I have verified this inequality numerically for vectors of small dimensions using optimization library, so I believe it is correct, but fail to prove so.

It appears to be related to Cauchy-Schwarz inequality, but I don't think it is sufficient for proving it. There is maybe some generalization that I am not aware of.

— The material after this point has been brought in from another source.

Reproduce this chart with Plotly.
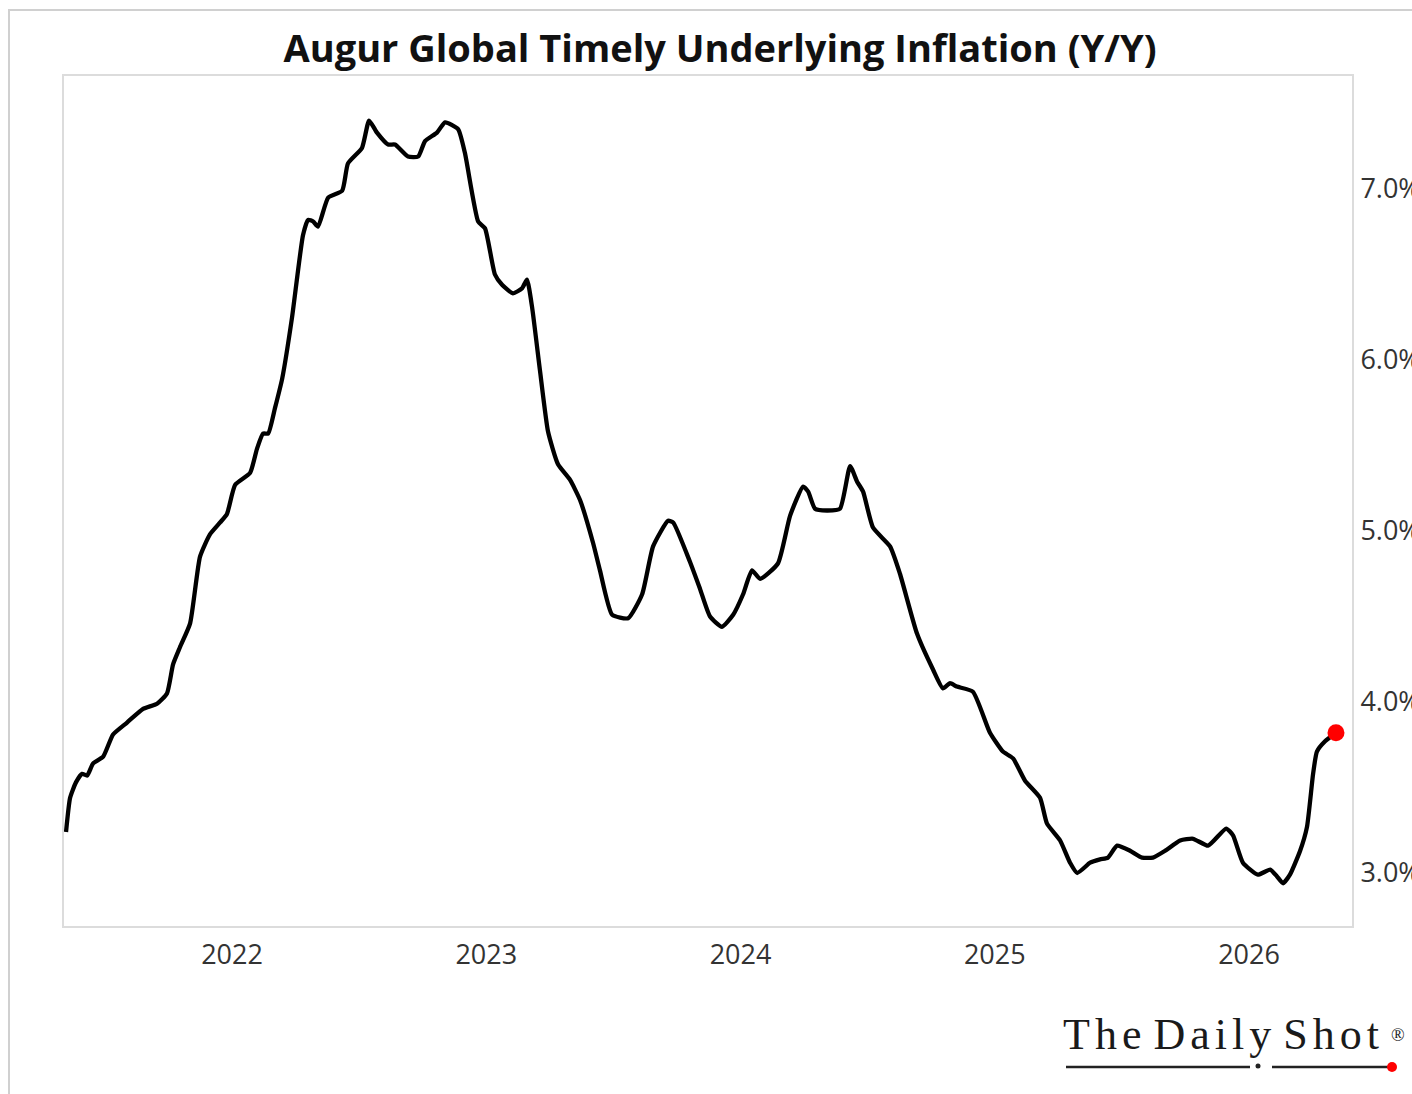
import plotly.graph_objects as go

# decimal-year positions
years = [
    2021.347, 2021.363, 2021.386, 2021.410, 2021.430, 2021.453, 2021.493, 2021.532,
    2021.587, 2021.650, 2021.705, 2021.744, 2021.768, 2021.795, 2021.835, 2021.874,
    2021.913, 2021.953, 2021.980, 2022.012, 2022.071, 2022.098, 2022.122, 2022.142,
    2022.169, 2022.197, 2022.236, 2022.279, 2022.299, 2022.319, 2022.338, 2022.378,
    2022.433, 2022.456, 2022.511, 2022.539, 2022.570, 2022.614, 2022.641, 2022.692,
    2022.732, 2022.759, 2022.806, 2022.838, 2022.889, 2022.916, 2022.968, 2022.995,
    2023.034, 2023.062, 2023.105, 2023.141, 2023.160, 2023.180, 2023.211, 2023.243,
    2023.282, 2023.329, 2023.369, 2023.420, 2023.447, 2023.495, 2023.558, 2023.613,
    2023.656, 2023.715, 2023.735, 2023.801, 2023.841, 2023.880, 2023.927, 2023.971,
    2024.010, 2024.045, 2024.077, 2024.147, 2024.195, 2024.246, 2024.266, 2024.293,
    2024.340, 2024.391, 2024.431, 2024.458, 2024.482, 2024.521, 2024.588, 2024.627,
    2024.694, 2024.757, 2024.796, 2024.824, 2024.851, 2024.914, 2024.981, 2025.032,
    2025.072, 2025.119, 2025.178, 2025.205, 2025.257, 2025.296, 2025.324, 2025.375,
    2025.414, 2025.445, 2025.481, 2025.532, 2025.579, 2025.622, 2025.670, 2025.729,
    2025.780, 2025.839, 2025.910, 2025.937, 2025.976, 2026.035, 2026.083, 2026.110,
    2026.134, 2026.161, 2026.201, 2026.228, 2026.252, 2026.267, 2026.299, 2026.342,
]

inflation = [
    3.24, 3.44, 3.53, 3.58, 3.57, 3.64, 3.68, 3.81,
    3.88, 3.96, 3.99, 4.05, 4.22, 4.32, 4.46, 4.85,
    4.98, 5.05, 5.10, 5.27, 5.34, 5.48, 5.57, 5.57,
    5.72, 5.89, 6.25, 6.73, 6.82, 6.81, 6.78, 6.95,
    6.99, 7.15, 7.24, 7.40, 7.33, 7.26, 7.26, 7.19,
    7.19, 7.28, 7.33, 7.39, 7.35, 7.21, 6.81, 6.77,
    6.50, 6.44, 6.39, 6.42, 6.47, 6.31, 5.94, 5.58,
    5.39, 5.30, 5.18, 4.93, 4.77, 4.51, 4.49, 4.63,
    4.91, 5.06, 5.05, 4.82, 4.66, 4.50, 4.44, 4.51,
    4.63, 4.77, 4.72, 4.81, 5.09, 5.26, 5.23, 5.13,
    5.12, 5.13, 5.38, 5.29, 5.23, 5.02, 4.91, 4.75,
    4.40, 4.19, 4.08, 4.11, 4.09, 4.06, 3.82, 3.71,
    3.67, 3.54, 3.44, 3.29, 3.19, 3.06, 3.00, 3.06,
    3.08, 3.09, 3.16, 3.13, 3.09, 3.09, 3.13, 3.19,
    3.20, 3.16, 3.26, 3.22, 3.06, 2.99, 3.02, 2.98,
    2.94, 2.99, 3.13, 3.27, 3.58, 3.71, 3.77, 3.82,
]

x_ticks = [2022, 2023, 2024, 2025, 2026]
y_ticks = [3.0, 4.0, 5.0, 6.0, 7.0]
y_tick_labels = ["3.0%", "4.0%", "5.0%", "6.0%", "7.0%"]

TITLE = "Augur Global Timely Underlying Inflation (Y/Y)"
LOGO = "The Daily Shot"

W, H = 1412, 1094
L, T, R, B = 64, 76, 1412 - 1352, 1094 - 926
PW, PH = W - L - R, H - T - B


def px(xs):
    return (xs - L) / PW


def py(ys):
    return (H - B - ys) / PH


fig = go.Figure()
fig.add_trace(go.Scatter(
    x=years, y=inflation, mode="lines",
    line=dict(color="black", width=4.3, shape="spline", smoothing=0.5),
    hoverinfo="skip", showlegend=False,
))
fig.add_trace(go.Scatter(
    x=[years[-1]], y=[inflation[-1]], mode="markers",
    marker=dict(color="#ff0000", size=17),
    hoverinfo="skip", showlegend=False,
))

tick_font = dict(family="Open Sans", size=27, color="#333333")

fig.update_layout(
    width=W, height=H,
    margin=dict(l=L, r=R, t=T, b=B, autoexpand=False),
    paper_bgcolor="white", plot_bgcolor="white",
    title=dict(
        text=TITLE, x=720 / W, xanchor="center", xref="container",
        y=1 - 48.5 / H, yanchor="middle",
        font=dict(family="Open Sans", size=38, color="#111111", weight="bold"),
    ),
    xaxis=dict(
        range=[2021.339, 2026.405], tickvals=x_ticks,
        ticktext=[str(v) for v in x_ticks], automargin=False,
        showgrid=False, zeroline=False, ticks="",
        showline=True, mirror=True, linecolor="#dcdcdc", linewidth=2,
        tickfont=tick_font, ticklabelstandoff=4,
    ),
    yaxis=dict(
        range=[2.690, 7.661], side="right", tickvals=y_ticks,
        ticktext=y_tick_labels, ticklabeloverflow="allow", automargin=False,
        showgrid=False, zeroline=False, ticks="",
        showline=True, mirror=True, linecolor="#dcdcdc", linewidth=2,
        tickfont=tick_font, ticklabelstandoff=1,
    ),
    shapes=[
        # outer frame
        dict(type="rect", xref="paper", yref="paper",
             x0=px(9), x1=px(1440), y0=py(1120), y1=py(10),
             line=dict(color="#d0d0d0", width=2), layer="below"),
        # logo underline
        dict(type="line", xref="paper", yref="paper",
             x0=px(1066), x1=px(1250), y0=py(1067), y1=py(1067),
             line=dict(color="#222222", width=2.5)),
        dict(type="line", xref="paper", yref="paper",
             x0=px(1272), x1=px(1390), y0=py(1067), y1=py(1067),
             line=dict(color="#222222", width=2.5)),
        dict(type="circle", xref="paper", yref="paper",
             xsizemode="pixel", ysizemode="pixel",
             xanchor=px(1258), yanchor=py(1066),
             x0=-2.5, x1=2.5, y0=-2.5, y1=2.5,
             fillcolor="#222222", line=dict(width=0)),
        dict(type="circle", xref="paper", yref="paper",
             xsizemode="pixel", ysizemode="pixel",
             xanchor=px(1392), yanchor=py(1067),
             x0=-5, x1=5, y0=-5, y1=5,
             fillcolor="#ff0000", line=dict(width=0)),
    ],
    annotations=[
        dict(text='<span style="letter-spacing:5px;word-spacing:-9px">' + LOGO + '</span>',
             xref="paper", yref="paper",
             x=px(1061), y=py(1034), xanchor="left", yanchor="middle",
             showarrow=False,
             font=dict(family="Liberation Serif", size=44, color="#1a1a1a")),
        dict(text="®", xref="paper", yref="paper",
             x=px(1398), y=py(1035), xanchor="center", yanchor="middle",
             showarrow=False,
             font=dict(family="Liberation Serif", size=18, color="#1a1a1a")),
    ],
)

fig.write_html(
    "out.html",
    config={"displayModeBar": False},
    post_script="document.body.style.margin='0';document.body.style.overflow='hidden';",
)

Any help will be appricated.

Solution 1:

Your inequality is juste the non-negativity of the determinant of the Gram matrix of $(u,v,w)$.

The Gram Matrix of a $m$-uple of vectors $(w_1,\ldots,w_m)$ is by definition $\big(\langle w_i,w_j \rangle\big)_{1 \le i,j \le m}$. It si always symmetric and semidefinite positive, so its determinant is non-negative.

Indeed, if $(e_1,\ldots,e_n)$ is any orthonormal basis of any subspace with finite dimension containing $x_1,\ldots,x_m$ and if A denotes the $n \times m$ matrix of $(w_1,\ldots,w_m)$ in the basis $(e_1,\ldots,e_n)$, then the Gram matrix of $(w_1,\ldots,w_m)$ is just the product $A^\top \times A$. And for every $X \in \mathbf{R}^m$ (identified with the space of all real $m \times 1$ matrices), we have $$X^\top \times A^\top \times A \times X = (A \times X)^\top (A \times X) = ||A \times X||_2^2 \ge 0,$$ where $||\cdots||_2$ denotes the canonical euclidian norm on $\mathbf{R}^n$.